───── WORKING DATA ─────

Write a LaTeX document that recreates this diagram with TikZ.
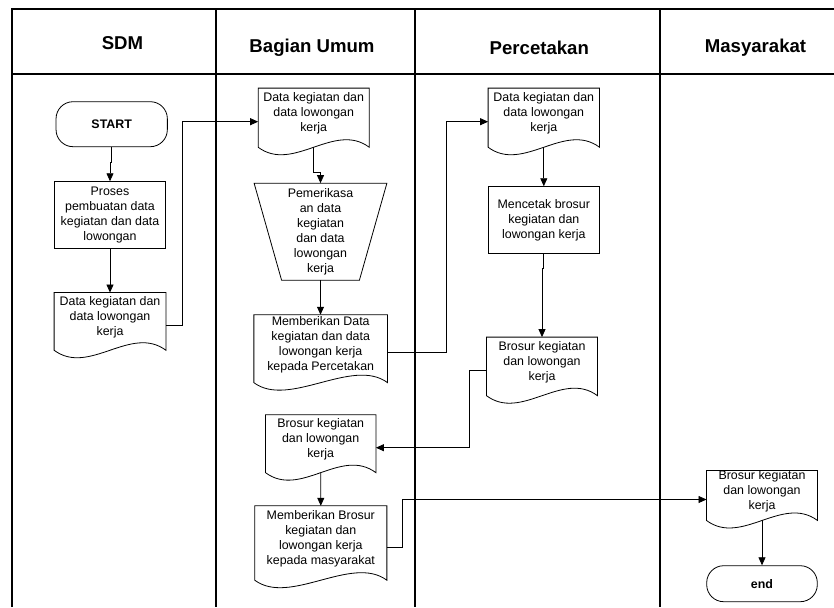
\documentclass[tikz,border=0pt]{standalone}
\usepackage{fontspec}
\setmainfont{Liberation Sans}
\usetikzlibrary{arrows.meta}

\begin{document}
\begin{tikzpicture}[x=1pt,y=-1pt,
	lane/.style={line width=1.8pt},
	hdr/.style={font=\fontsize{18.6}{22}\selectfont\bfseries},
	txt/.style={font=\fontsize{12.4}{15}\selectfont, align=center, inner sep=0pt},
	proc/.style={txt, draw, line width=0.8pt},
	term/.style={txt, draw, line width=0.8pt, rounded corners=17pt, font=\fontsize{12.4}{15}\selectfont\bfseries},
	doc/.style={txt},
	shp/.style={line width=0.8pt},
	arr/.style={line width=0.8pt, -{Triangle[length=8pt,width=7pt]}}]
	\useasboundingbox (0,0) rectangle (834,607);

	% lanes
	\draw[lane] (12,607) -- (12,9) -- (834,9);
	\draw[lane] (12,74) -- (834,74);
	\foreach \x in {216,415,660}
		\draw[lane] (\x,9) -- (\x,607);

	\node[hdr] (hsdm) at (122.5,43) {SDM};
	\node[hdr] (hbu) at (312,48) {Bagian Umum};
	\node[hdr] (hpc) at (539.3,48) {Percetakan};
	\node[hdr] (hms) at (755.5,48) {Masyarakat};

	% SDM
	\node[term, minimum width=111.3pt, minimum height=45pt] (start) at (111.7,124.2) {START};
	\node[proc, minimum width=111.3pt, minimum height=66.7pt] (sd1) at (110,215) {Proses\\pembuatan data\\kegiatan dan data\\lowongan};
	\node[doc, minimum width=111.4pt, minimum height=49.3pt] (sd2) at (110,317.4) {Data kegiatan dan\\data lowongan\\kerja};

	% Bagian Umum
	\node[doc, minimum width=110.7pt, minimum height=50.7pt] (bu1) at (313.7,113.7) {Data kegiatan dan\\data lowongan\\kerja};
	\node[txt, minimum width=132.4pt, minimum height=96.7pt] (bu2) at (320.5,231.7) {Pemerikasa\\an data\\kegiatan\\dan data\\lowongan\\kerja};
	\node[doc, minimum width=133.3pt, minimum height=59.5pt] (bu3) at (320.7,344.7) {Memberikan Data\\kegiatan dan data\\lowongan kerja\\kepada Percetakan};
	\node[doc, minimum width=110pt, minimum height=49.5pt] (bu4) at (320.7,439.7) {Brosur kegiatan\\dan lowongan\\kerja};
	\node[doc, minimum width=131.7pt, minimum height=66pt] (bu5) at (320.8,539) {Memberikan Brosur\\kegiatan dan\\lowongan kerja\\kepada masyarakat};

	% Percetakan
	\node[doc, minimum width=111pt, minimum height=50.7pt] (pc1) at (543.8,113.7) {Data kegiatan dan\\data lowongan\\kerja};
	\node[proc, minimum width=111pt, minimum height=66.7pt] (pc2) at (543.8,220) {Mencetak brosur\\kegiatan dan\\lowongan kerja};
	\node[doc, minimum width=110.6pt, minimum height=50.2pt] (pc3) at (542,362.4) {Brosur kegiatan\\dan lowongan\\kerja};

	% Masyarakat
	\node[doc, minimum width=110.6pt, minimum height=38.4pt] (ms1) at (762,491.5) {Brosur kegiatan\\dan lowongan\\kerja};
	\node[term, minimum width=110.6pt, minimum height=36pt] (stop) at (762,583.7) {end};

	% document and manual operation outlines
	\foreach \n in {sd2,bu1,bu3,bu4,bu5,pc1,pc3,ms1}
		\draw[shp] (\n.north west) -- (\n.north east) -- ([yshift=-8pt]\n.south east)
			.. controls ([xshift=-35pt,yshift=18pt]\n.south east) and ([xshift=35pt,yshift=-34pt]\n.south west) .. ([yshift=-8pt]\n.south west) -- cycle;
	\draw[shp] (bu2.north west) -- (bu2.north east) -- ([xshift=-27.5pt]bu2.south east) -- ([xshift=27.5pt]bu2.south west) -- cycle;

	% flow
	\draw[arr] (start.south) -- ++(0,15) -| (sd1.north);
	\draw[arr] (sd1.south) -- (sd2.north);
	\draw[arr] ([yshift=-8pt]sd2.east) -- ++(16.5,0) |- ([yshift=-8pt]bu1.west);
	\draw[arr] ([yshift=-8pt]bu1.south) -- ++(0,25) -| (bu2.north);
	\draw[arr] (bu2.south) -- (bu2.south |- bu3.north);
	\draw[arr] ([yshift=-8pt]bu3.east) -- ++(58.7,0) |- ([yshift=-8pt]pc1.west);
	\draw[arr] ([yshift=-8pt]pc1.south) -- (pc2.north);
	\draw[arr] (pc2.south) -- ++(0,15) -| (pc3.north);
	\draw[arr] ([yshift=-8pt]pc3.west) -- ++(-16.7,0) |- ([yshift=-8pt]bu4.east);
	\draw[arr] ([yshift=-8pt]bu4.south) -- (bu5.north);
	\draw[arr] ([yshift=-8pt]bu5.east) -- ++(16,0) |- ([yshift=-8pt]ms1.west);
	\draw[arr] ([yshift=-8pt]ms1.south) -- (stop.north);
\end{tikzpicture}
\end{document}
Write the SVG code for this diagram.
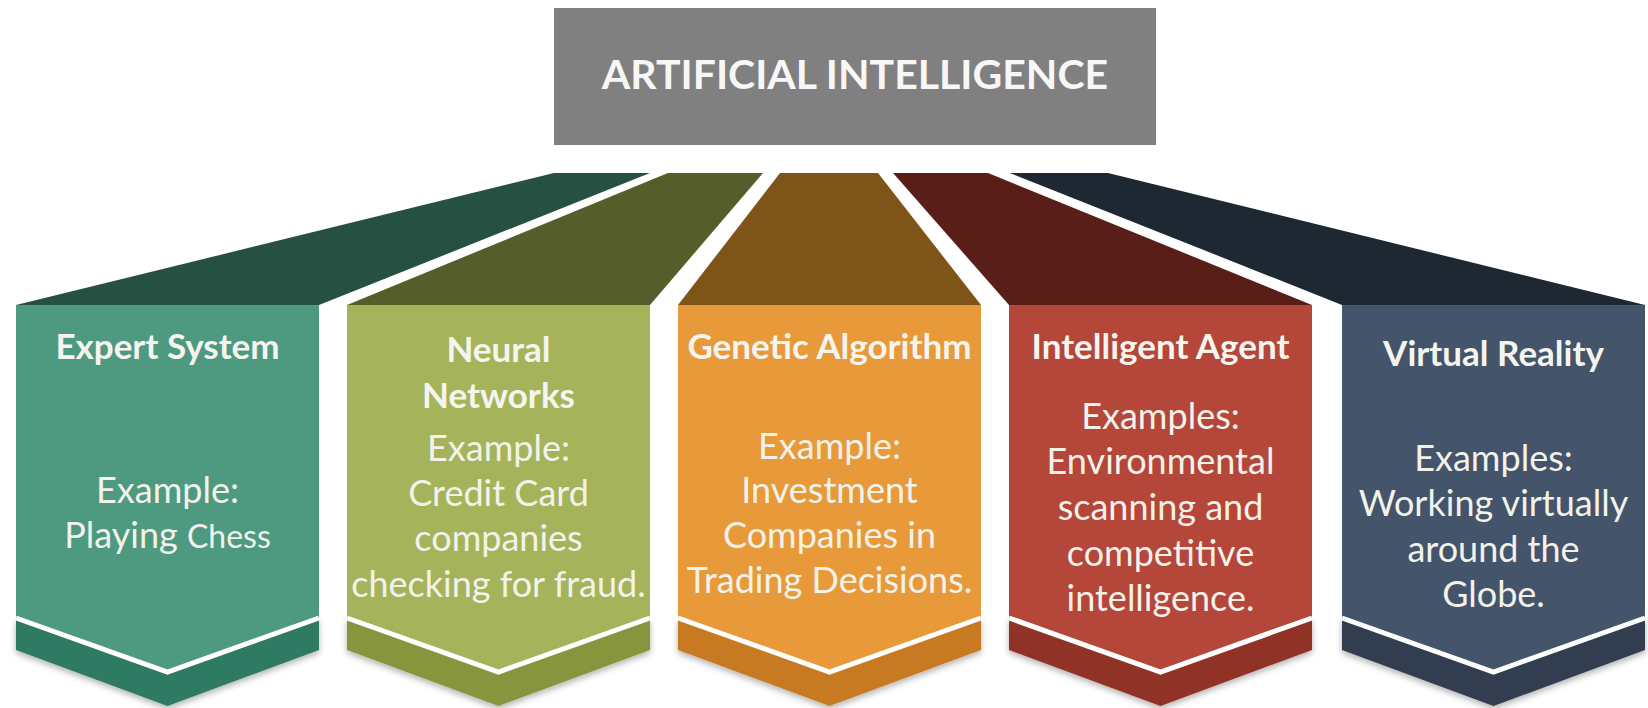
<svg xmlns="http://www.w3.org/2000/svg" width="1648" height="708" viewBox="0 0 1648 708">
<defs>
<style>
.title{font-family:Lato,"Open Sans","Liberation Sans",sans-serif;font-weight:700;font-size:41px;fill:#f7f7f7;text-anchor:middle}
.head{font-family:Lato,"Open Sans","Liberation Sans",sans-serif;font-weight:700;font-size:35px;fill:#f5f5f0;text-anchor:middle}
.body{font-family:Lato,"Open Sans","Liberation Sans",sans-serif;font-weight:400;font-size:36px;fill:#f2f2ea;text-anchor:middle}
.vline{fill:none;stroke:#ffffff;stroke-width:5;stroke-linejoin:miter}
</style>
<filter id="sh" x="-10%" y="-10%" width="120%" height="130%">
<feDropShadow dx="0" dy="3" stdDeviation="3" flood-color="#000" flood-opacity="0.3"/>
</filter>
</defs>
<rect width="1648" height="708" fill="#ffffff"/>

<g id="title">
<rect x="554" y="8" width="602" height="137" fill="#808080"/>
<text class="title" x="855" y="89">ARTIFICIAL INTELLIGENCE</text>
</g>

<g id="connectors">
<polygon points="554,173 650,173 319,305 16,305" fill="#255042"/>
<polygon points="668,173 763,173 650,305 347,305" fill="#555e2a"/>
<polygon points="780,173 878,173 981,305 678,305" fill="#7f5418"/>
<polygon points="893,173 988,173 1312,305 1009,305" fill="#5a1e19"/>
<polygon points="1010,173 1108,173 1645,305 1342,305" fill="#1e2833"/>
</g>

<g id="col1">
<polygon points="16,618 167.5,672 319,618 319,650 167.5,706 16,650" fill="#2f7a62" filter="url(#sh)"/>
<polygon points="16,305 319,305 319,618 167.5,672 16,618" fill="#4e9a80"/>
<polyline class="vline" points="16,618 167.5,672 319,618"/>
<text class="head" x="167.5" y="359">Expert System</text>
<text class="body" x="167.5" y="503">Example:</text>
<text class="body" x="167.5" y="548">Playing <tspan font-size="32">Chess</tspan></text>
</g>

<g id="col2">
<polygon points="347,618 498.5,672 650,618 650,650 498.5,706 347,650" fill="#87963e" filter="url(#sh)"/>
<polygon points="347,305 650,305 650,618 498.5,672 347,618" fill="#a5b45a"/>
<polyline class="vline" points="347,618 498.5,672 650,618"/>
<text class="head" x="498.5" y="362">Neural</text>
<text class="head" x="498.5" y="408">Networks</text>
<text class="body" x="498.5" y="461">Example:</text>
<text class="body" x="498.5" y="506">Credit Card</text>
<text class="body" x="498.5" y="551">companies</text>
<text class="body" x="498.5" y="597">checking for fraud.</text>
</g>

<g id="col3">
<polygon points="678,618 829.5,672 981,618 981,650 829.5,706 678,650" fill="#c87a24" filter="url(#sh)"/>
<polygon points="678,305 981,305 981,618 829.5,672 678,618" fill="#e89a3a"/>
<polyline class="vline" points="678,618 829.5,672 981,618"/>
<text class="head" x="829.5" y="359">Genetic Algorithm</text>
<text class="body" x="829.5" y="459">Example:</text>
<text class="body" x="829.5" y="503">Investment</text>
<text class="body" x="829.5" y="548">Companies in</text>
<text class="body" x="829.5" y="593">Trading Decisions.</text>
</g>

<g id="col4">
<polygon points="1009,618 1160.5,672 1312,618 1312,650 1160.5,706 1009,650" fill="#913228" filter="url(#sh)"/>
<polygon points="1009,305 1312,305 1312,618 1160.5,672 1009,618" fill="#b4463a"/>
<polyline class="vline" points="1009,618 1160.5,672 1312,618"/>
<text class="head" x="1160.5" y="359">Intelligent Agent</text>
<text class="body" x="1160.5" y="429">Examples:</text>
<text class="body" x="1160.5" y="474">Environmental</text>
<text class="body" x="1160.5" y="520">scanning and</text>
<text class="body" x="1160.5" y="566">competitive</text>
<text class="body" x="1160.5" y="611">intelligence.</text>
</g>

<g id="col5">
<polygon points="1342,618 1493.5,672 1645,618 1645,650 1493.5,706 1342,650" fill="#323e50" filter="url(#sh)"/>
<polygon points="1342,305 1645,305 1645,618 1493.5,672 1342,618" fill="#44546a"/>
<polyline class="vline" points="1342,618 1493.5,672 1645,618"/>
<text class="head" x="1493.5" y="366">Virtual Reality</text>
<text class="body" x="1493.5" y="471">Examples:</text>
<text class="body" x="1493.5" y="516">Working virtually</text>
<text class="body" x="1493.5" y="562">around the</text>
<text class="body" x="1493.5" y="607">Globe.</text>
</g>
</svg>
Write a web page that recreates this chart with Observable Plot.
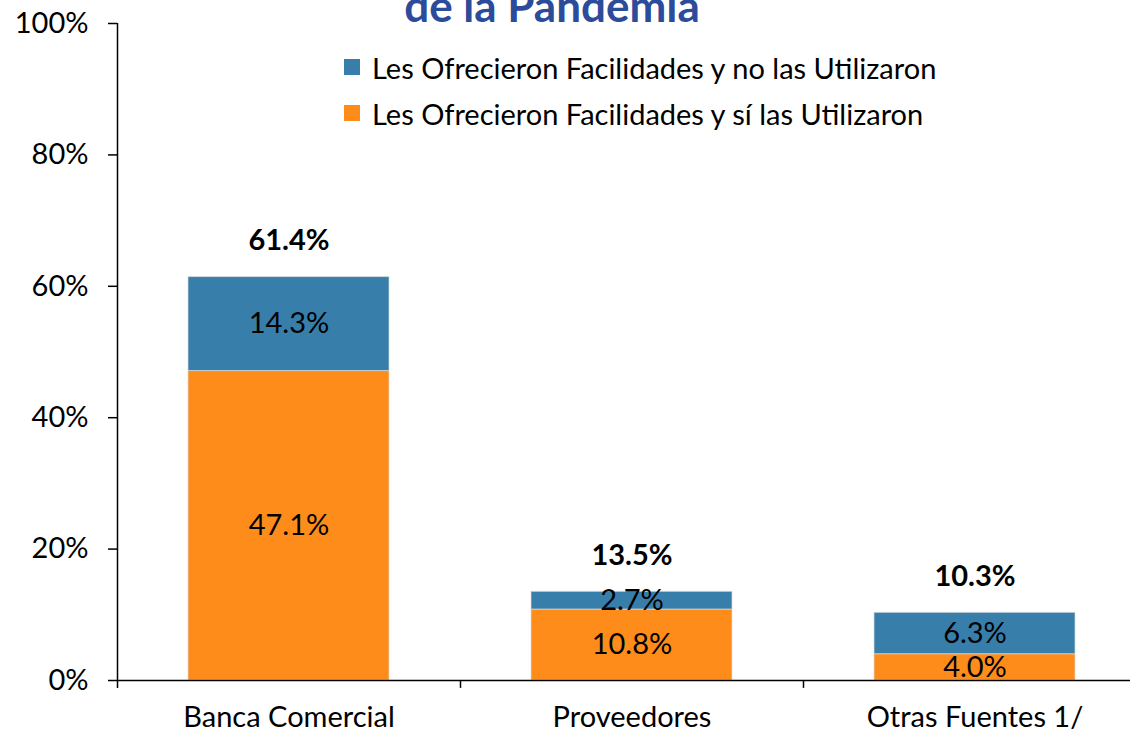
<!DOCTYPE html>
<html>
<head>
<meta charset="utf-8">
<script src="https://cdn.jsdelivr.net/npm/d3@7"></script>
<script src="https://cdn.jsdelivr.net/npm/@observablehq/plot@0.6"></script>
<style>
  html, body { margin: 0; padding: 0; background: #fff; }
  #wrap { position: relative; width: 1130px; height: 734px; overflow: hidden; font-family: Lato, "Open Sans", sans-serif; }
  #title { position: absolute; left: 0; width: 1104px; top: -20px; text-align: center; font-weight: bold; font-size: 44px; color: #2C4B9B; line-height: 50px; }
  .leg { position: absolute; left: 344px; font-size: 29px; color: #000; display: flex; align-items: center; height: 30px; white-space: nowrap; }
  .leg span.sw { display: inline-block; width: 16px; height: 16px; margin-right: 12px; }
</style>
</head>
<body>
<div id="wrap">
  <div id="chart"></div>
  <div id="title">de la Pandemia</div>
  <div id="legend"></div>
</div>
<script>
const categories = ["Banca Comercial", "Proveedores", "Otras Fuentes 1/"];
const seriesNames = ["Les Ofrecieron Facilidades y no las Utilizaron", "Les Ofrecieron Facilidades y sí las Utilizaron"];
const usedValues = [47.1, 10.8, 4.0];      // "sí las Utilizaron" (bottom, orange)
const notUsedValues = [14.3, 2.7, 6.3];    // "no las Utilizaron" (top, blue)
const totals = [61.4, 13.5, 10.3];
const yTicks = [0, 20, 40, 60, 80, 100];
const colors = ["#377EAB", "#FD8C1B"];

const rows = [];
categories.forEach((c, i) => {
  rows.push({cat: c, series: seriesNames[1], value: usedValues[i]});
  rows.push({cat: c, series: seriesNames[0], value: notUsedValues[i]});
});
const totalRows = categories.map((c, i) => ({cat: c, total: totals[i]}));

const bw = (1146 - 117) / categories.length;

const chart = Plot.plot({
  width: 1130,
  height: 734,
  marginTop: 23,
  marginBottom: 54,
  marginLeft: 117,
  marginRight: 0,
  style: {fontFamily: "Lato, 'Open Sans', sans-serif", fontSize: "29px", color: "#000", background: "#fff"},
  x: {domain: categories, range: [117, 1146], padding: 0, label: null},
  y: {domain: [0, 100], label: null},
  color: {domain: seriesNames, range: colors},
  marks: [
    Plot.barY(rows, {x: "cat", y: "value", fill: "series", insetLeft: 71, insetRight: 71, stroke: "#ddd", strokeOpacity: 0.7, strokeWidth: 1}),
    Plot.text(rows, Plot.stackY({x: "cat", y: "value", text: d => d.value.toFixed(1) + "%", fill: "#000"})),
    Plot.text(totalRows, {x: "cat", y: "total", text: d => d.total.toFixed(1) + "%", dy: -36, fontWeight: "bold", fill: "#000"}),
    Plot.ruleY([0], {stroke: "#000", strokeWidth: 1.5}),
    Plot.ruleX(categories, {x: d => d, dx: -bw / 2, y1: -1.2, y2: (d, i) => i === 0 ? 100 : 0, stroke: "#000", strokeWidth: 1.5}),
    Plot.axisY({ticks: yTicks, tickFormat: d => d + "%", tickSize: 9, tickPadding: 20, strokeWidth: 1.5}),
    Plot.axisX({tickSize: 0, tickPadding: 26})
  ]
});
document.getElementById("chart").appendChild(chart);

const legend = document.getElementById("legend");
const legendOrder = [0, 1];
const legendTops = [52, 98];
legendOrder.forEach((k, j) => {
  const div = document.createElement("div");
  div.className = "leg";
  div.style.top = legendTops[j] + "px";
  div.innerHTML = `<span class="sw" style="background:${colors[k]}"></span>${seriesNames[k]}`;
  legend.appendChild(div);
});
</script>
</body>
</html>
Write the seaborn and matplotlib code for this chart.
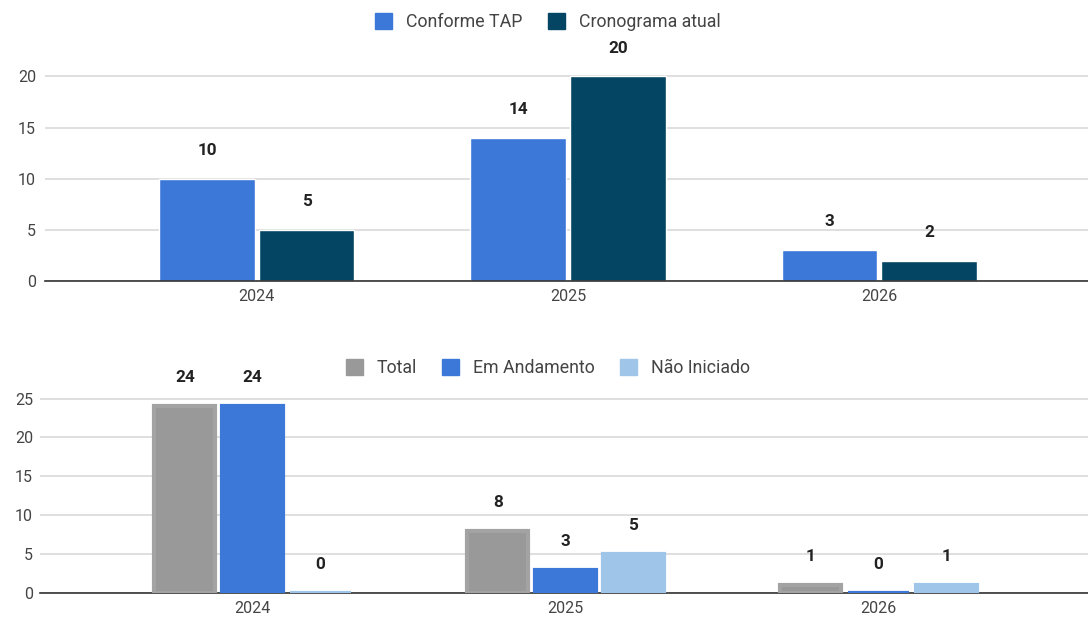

─────

◆ **THE PROBLEM**
Repeat the records above exactly, from the first line through the line containing "(hms) at (755.5,48)", and leave out the pictures.

◆ **EXERCISE ANSWER**
Write a LaTeX document that recreates this diagram with TikZ.
\documentclass[tikz,border=0pt]{standalone}
\usepackage{fontspec}
\setmainfont{Liberation Sans}
\usetikzlibrary{arrows.meta}

\begin{document}
\begin{tikzpicture}[x=1pt,y=-1pt,
	lane/.style={line width=1.8pt},
	hdr/.style={font=\fontsize{18.6}{22}\selectfont\bfseries},
	txt/.style={font=\fontsize{12.4}{15}\selectfont, align=center, inner sep=0pt},
	proc/.style={txt, draw, line width=0.8pt},
	term/.style={txt, draw, line width=0.8pt, rounded corners=17pt, font=\fontsize{12.4}{15}\selectfont\bfseries},
	doc/.style={txt},
	shp/.style={line width=0.8pt},
	arr/.style={line width=0.8pt, -{Triangle[length=8pt,width=7pt]}}]
	\useasboundingbox (0,0) rectangle (834,607);

	% lanes
	\draw[lane] (12,607) -- (12,9) -- (834,9);
	\draw[lane] (12,74) -- (834,74);
	\foreach \x in {216,415,660}
		\draw[lane] (\x,9) -- (\x,607);

	\node[hdr] (hsdm) at (122.5,43) {SDM};
	\node[hdr] (hbu) at (312,48) {Bagian Umum};
	\node[hdr] (hpc) at (539.3,48) {Percetakan};
	\node[hdr] (hms) at (755.5,48) {Masyarakat};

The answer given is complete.